If the Gillard government has its way, we'll have an extra question to answer at the federal election in September: do we want to amend the constitution to recognise local government?
Sure, this referendum sounds harmless, almost touching. Local government likes to cultivate an image of community and grassroots civic engagement. Why not acknowledge it exists in our great national charter?
Well, lots of reasons.
It's a bit of a misnomer to call local governments ''government'' at all. Administratively, they are more like state government departments.
But unlike, say, the Victorian Department of Education, they are virtually unaccountable, entirely unscrutinised, and deeply deluded about their own influence and importance. Council benches are filled with a mixture of naive do-gooders and cynical political apprentices looking for a safe state or federal seat.
No wonder a quarter of us don't vote in local government elections. Why should we give these clowns any more legitimacy or esteem?
Don't listen to what Canberra says. The local government referendum has nothing to do with local communities or anything like that. It's a power play — part of a long-running campaign by the Commonwealth to free its spending decisions from parliamentary scrutiny and undermine the states.
To understand the significance of the September referendum, we have to go back to an obscure bill passed by Parliament last June: the Financial Framework Legislation Amendment Bill (No 3) 2012. This bill received almost no press attention. It was supported by all sides of Parliament. The Coalition half-heartedly put up an amendment, but once that was rejected, it backed the bill anyway. The bill was made law in three hours.
Yet it was one of the most undemocratic and scandalous pieces of legislation passed in recent years. Forget the carbon tax. This is what Australia should be most angry about.
The bill authorises the government to spend money on 415 areas of public policy without having to ask Parliament for permission ever again.
It was quickly written in the wake of the successful High Court challenge to the school chaplains program. The court found that if the government wanted to spend money on a program, it was required to pass a valid law through Parliament — which it had not done in the case of school chaplains. This is not a trivial requirement. Parliamentary scrutiny is the essence of representative democracy.
The government's solution was smart-alecky, brazen and obnoxious. The Financial Framework Legislation Amendment simply authorised spending on everything at one fell swoop — everything from United Nations contributions, to ''diversity and social cohesion'' grants, to industry subsidies. Local government is in there, too. Now the government can do anything it wants. The bill even says the government can spend what it likes on ''political party secretariat training''.
The constitutional scholar Anne Twomey has described this as an ''abject surrender'' by Parliament to the executive.
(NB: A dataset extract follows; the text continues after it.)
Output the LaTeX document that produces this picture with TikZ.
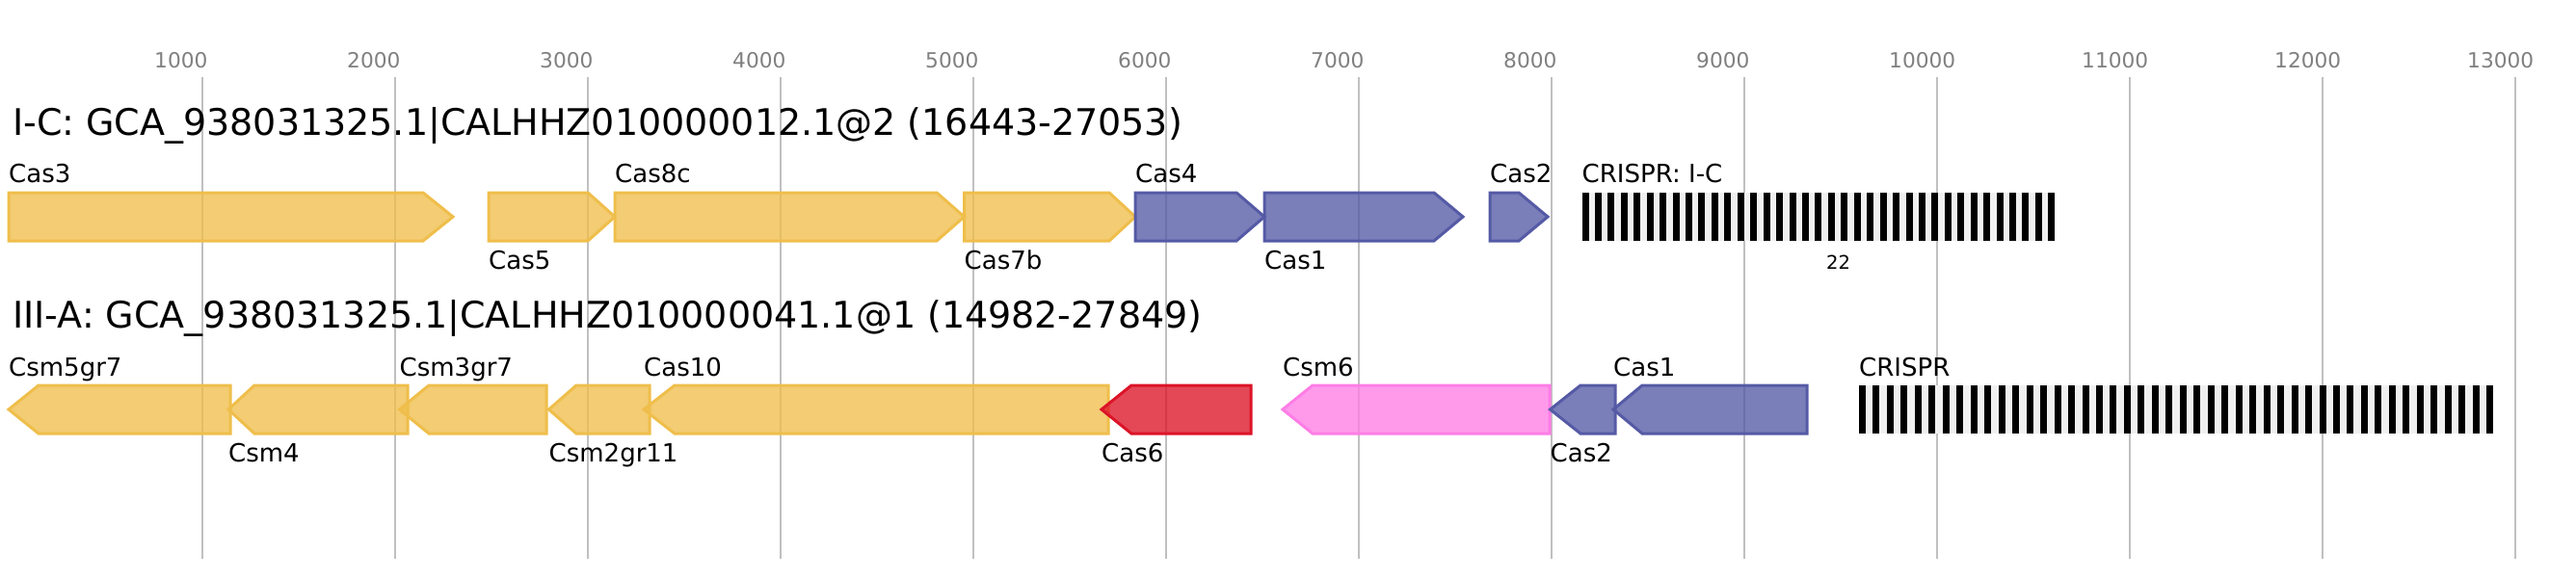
\documentclass[tikz,border=0pt]{standalone}
\usepackage{fontspec}
\setmainfont{DejaVu Sans}
\usepackage{tikz}
\usetikzlibrary{arrows,positioning}

\definecolor{casyellow}{RGB}{239,190,75}
\definecolor{casblue}{RGB}{85,90,165}
\definecolor{casred}{RGB}{220,20,40}
\definecolor{caspink}{RGB}{255,125,230}
\definecolor{gridgray}{RGB}{192,192,192}
\definecolor{arraygray}{RGB}{240,240,240}
\definecolor{tickgray}{RGB}{128,128,128}

\begin{document}
\begin{tikzpicture}[x=1pt,y=-1pt,
		gridline/.style={draw=gridgray,line width=2pt},
		ticklabel/.style={anchor=base west,inner sep=0pt,text=tickgray,font=\fontsize{21.7}{24}\selectfont},
		locus/.style={anchor=base west,inner sep=0pt,font=\fontsize{38}{40}\selectfont},
		genelabel/.style={anchor=base west,inner sep=0pt,font=\fontsize{26}{28}\selectfont},
		countlabel/.style={anchor=base west,inner sep=0pt,font=\fontsize{19.5}{21}\selectfont},
		gene/.style={line width=3pt,line join=miter,fill opacity=0.78},
		yellowgene/.style={gene,draw=casyellow,fill=casyellow},
		bluegene/.style={gene,draw=casblue,fill=casblue},
		redgene/.style={gene,draw=casred,fill=casred},
		pinkgene/.style={gene,draw=caspink,fill=caspink}]
	\useasboundingbox (0,0) rectangle (2673,600);

	% axis
	\foreach \k in {1,...,13}
		{
		\pgfmathtruncatemacro{\bp}{\k*1000}
		\draw[gridline] ({10+200*\k},80) -- ({10+200*\k},580);
		\node[ticklabel] (tick\k) at ({10+200*\k-50},70) {\bp};
		}

	% I-C
	\node[locus] (titleIC) at (13,140) {I-C: GCA\_938031325.1|CALHHZ010000012.1@2 (16443-27053)};
	\draw[yellowgene] (9,200) -- (439,200) -- (470,225) -- (439,250) -- (9,250) -- cycle;
	\draw[yellowgene] (507,200) -- (610,200) -- (638,225) -- (610,250) -- (507,250) -- cycle;
	\draw[yellowgene] (638,200) -- (972,200) -- (1000.5,225) -- (972,250) -- (638,250) -- cycle;
	\draw[yellowgene] (1000.5,200) -- (1151,200) -- (1178,225) -- (1151,250) -- (1000.5,250) -- cycle;
	\draw[bluegene] (1178,200) -- (1283,200) -- (1312,225) -- (1283,250) -- (1178,250) -- cycle;
	\draw[bluegene] (1312,200) -- (1488,200) -- (1518,225) -- (1488,250) -- (1312,250) -- cycle;
	\draw[bluegene] (1546,200) -- (1576,200) -- (1606,225) -- (1576,250) -- (1546,250) -- cycle;
	\fill[arraygray] (1641.5,200) rectangle (2132.5,250);
	\foreach \i in {0,...,36}
		\fill[black] ({1641.5+13.44*\i},200) rectangle ++(7,50);
	\node[genelabel] (cas3a) at (9,189) {Cas3};
	\node[genelabel] (cas5a) at (507,279) {Cas5};
	\node[genelabel] (cas8ca) at (638,189) {Cas8c};
	\node[genelabel] (cas7ba) at (1000.5,279) {Cas7b};
	\node[genelabel] (cas4a) at (1178,189) {Cas4};
	\node[genelabel] (cas1a) at (1312,279) {Cas1};
	\node[genelabel] (cas2a) at (1546,189) {Cas2};
	\node[genelabel] (crisprIC) at (1641.5,189) {CRISPR: I-C};
	\node[countlabel] (countIC) at (1895,279.5) {22};

	% III-A
	\node[locus] (titleIIIA) at (13,340) {III-A: GCA\_938031325.1|CALHHZ010000041.1@1 (14982-27849)};
	\draw[yellowgene] (9,425) -- (40,400) -- (239,400) -- (239,450) -- (40,450) -- cycle;
	\draw[yellowgene] (237,425) -- (264,400) -- (423,400) -- (423,450) -- (264,450) -- cycle;
	\draw[yellowgene] (414.5,425) -- (445,400) -- (567,400) -- (567,450) -- (445,450) -- cycle;
	\draw[yellowgene] (569.5,425) -- (598,400) -- (674,400) -- (674,450) -- (598,450) -- cycle;
	\draw[yellowgene] (668,425) -- (700,400) -- (1150,400) -- (1150,450) -- (700,450) -- cycle;
	\draw[redgene] (1143,425) -- (1174,400) -- (1298,400) -- (1298,450) -- (1174,450) -- cycle;
	\draw[pinkgene] (1331,425) -- (1362,400) -- (1608,400) -- (1608,450) -- (1362,450) -- cycle;
	\draw[bluegene] (1608.5,425) -- (1640,400) -- (1676,400) -- (1676,450) -- (1640,450) -- cycle;
	\draw[bluegene] (1674,425) -- (1704,400) -- (1875,400) -- (1875,450) -- (1704,450) -- cycle;
	\fill[arraygray] (1929,400) rectangle (2587,450);
	\foreach \i in {0,...,45}
		\fill[black] ({1929+14.47*\i},400) rectangle ++(7,50);
	\node[genelabel] (csm5b) at (9,390) {Csm5gr7};
	\node[genelabel] (csm4b) at (237,479) {Csm4};
	\node[genelabel] (csm3b) at (414.5,390) {Csm3gr7};
	\node[genelabel] (csm2b) at (569.5,479) {Csm2gr11};
	\node[genelabel] (cas10b) at (668,390) {Cas10};
	\node[genelabel] (cas6b) at (1143,479) {Cas6};
	\node[genelabel] (csm6b) at (1331,390) {Csm6};
	\node[genelabel] (cas2b) at (1608.5,479) {Cas2};
	\node[genelabel] (cas1b) at (1674,390) {Cas1};
	\node[genelabel] (crisprIIIA) at (1929,390) {CRISPR};
\end{tikzpicture}
\end{document}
The proposed local government referendum builds on the 2012 bill. The Commonwealth wants free rein to fund councils directly, bypassing state governments. True, it wouldn't be a new power. The Commonwealth has been giving money to local government for a while. Some of the most wasteful parts of Kevin Rudd's stimulus program went through councils.
But the government thinks such spending might be unconstitutional, given the school chaplains decision and a similar 2009 High Court case, Pape v Commissioner of Taxation.
Let's dwell on that.
The Commonwealth government believes it is breaking the law. Yet instead of ceasing its illegal practice (as citizens would be required) it wants us to rewrite the constitution instead. And all this four years after the Pape case raised the problem in the first place.
What if the referendum fails? Will it stop handing cash to local government? Of course not.
No, the real story here is how the Commonwealth is trying to erase all parliamentary, legal, and constitutional impediments that limit its spending. The referendum is just a small skirmish in a larger war.
Local government recognition has always been a tool to neuter the states. The last two referendums on this question were under Labor. Both failed. Gough Whitlam was clear about his real goal during the 1974 attempt. States had ''little relevance to today's needs''. Funding local government directly would undermine the power and authority of those states.
The Coalition might be expected to oppose Gillard's referendum. Federalism is a bedrock principle of Australian liberalism. But Tony Abbott is no fan of the states, either. He supports a yes vote.
There's a more banal reason for the referendum. Julia Gillard promised one as part of her deal with the independents. Yet that was a political decision made in the heat of 2010. It's one promise she should break.
Happily, most referendums fail. Only eight of the 44 since federation have been successful. This one deserves to join the losers.